Retype verbatim only the lines below, starting at the one that contains "What matplotlib code" and ending at the one that contains "s.set_linewidth(0.9)". Pictures are excluded from the copy.

**Records supplied:**
────────────────

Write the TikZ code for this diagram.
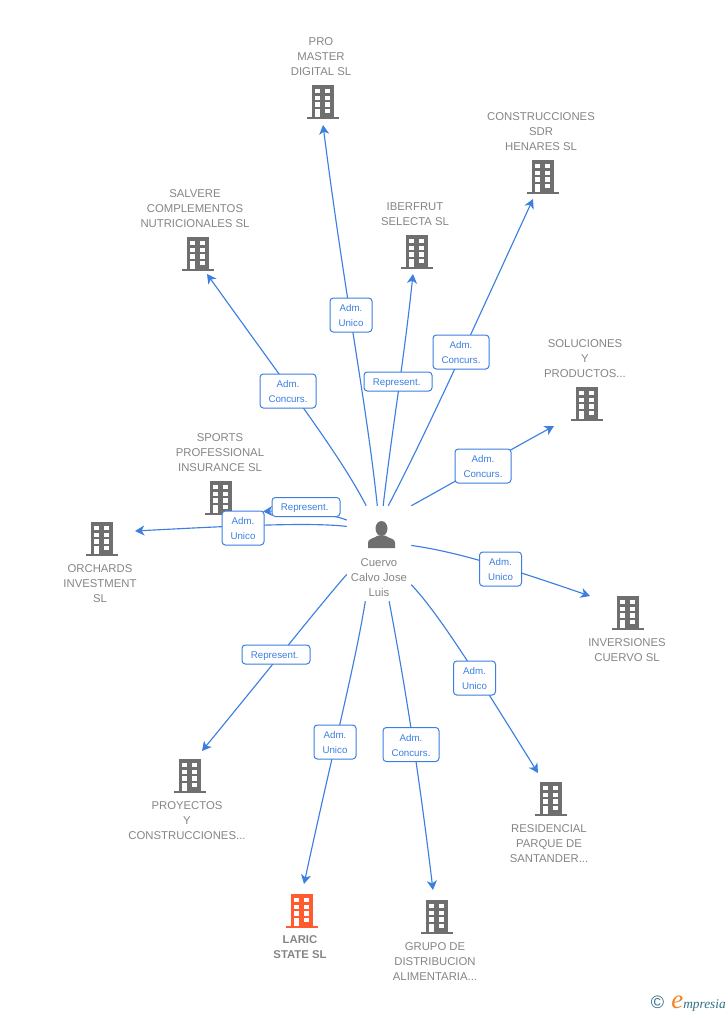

────────────────

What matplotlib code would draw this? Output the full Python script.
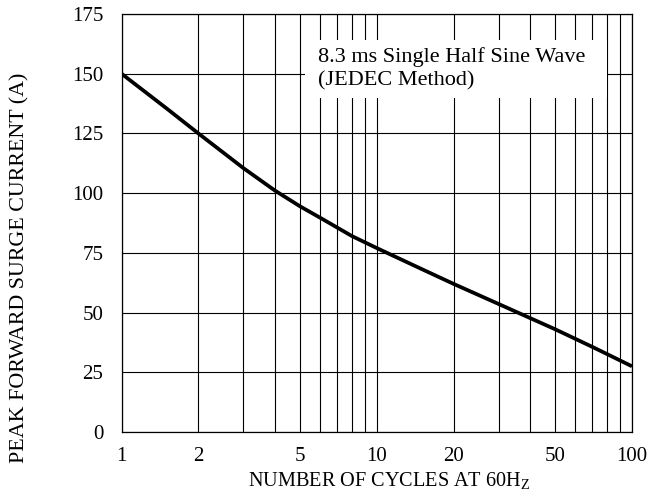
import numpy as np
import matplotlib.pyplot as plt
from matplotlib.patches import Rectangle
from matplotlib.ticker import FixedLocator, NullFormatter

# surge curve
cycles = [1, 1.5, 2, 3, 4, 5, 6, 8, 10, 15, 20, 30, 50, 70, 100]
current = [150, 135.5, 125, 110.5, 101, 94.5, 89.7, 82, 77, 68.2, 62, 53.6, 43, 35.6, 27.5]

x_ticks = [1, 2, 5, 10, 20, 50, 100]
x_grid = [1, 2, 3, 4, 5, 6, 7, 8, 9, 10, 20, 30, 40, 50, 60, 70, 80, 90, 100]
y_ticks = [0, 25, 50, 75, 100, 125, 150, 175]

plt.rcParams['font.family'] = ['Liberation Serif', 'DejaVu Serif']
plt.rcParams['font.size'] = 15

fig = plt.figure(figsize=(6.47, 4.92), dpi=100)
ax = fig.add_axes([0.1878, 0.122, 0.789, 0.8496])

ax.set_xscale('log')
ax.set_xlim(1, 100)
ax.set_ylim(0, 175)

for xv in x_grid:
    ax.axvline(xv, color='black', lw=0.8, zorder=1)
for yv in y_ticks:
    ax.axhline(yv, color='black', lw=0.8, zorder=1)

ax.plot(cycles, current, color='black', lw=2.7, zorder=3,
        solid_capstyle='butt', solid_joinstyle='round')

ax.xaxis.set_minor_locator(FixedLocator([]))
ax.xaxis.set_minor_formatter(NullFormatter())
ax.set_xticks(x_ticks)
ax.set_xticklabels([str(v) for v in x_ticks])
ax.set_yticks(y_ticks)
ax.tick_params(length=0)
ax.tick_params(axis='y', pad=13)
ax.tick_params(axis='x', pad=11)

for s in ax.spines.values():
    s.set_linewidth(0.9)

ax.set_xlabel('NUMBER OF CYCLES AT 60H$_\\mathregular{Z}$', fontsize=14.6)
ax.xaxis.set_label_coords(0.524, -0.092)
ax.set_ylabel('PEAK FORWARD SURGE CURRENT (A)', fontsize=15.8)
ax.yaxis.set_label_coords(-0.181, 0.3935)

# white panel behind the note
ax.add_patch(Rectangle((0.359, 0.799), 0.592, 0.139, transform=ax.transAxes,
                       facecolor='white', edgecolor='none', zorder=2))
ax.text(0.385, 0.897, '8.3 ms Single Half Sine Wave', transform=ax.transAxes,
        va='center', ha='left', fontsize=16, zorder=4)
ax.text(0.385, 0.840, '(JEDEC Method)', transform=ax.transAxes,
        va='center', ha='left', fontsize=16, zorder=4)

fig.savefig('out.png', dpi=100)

────────────────

**Output of the task:**
What matplotlib code would draw this? Output the full Python script.
import numpy as np
import matplotlib.pyplot as plt
from matplotlib.patches import Rectangle
from matplotlib.ticker import FixedLocator, NullFormatter

# surge curve
cycles = [1, 1.5, 2, 3, 4, 5, 6, 8, 10, 15, 20, 30, 50, 70, 100]
current = [150, 135.5, 125, 110.5, 101, 94.5, 89.7, 82, 77, 68.2, 62, 53.6, 43, 35.6, 27.5]

x_ticks = [1, 2, 5, 10, 20, 50, 100]
x_grid = [1, 2, 3, 4, 5, 6, 7, 8, 9, 10, 20, 30, 40, 50, 60, 70, 80, 90, 100]
y_ticks = [0, 25, 50, 75, 100, 125, 150, 175]

plt.rcParams['font.family'] = ['Liberation Serif', 'DejaVu Serif']
plt.rcParams['font.size'] = 15

fig = plt.figure(figsize=(6.47, 4.92), dpi=100)
ax = fig.add_axes([0.1878, 0.122, 0.789, 0.8496])

ax.set_xscale('log')
ax.set_xlim(1, 100)
ax.set_ylim(0, 175)

for xv in x_grid:
    ax.axvline(xv, color='black', lw=0.8, zorder=1)
for yv in y_ticks:
    ax.axhline(yv, color='black', lw=0.8, zorder=1)

ax.plot(cycles, current, color='black', lw=2.7, zorder=3,
        solid_capstyle='butt', solid_joinstyle='round')

ax.xaxis.set_minor_locator(FixedLocator([]))
ax.xaxis.set_minor_formatter(NullFormatter())
ax.set_xticks(x_ticks)
ax.set_xticklabels([str(v) for v in x_ticks])
ax.set_yticks(y_ticks)
ax.tick_params(length=0)
ax.tick_params(axis='y', pad=13)
ax.tick_params(axis='x', pad=11)

for s in ax.spines.values():
    s.set_linewidth(0.9)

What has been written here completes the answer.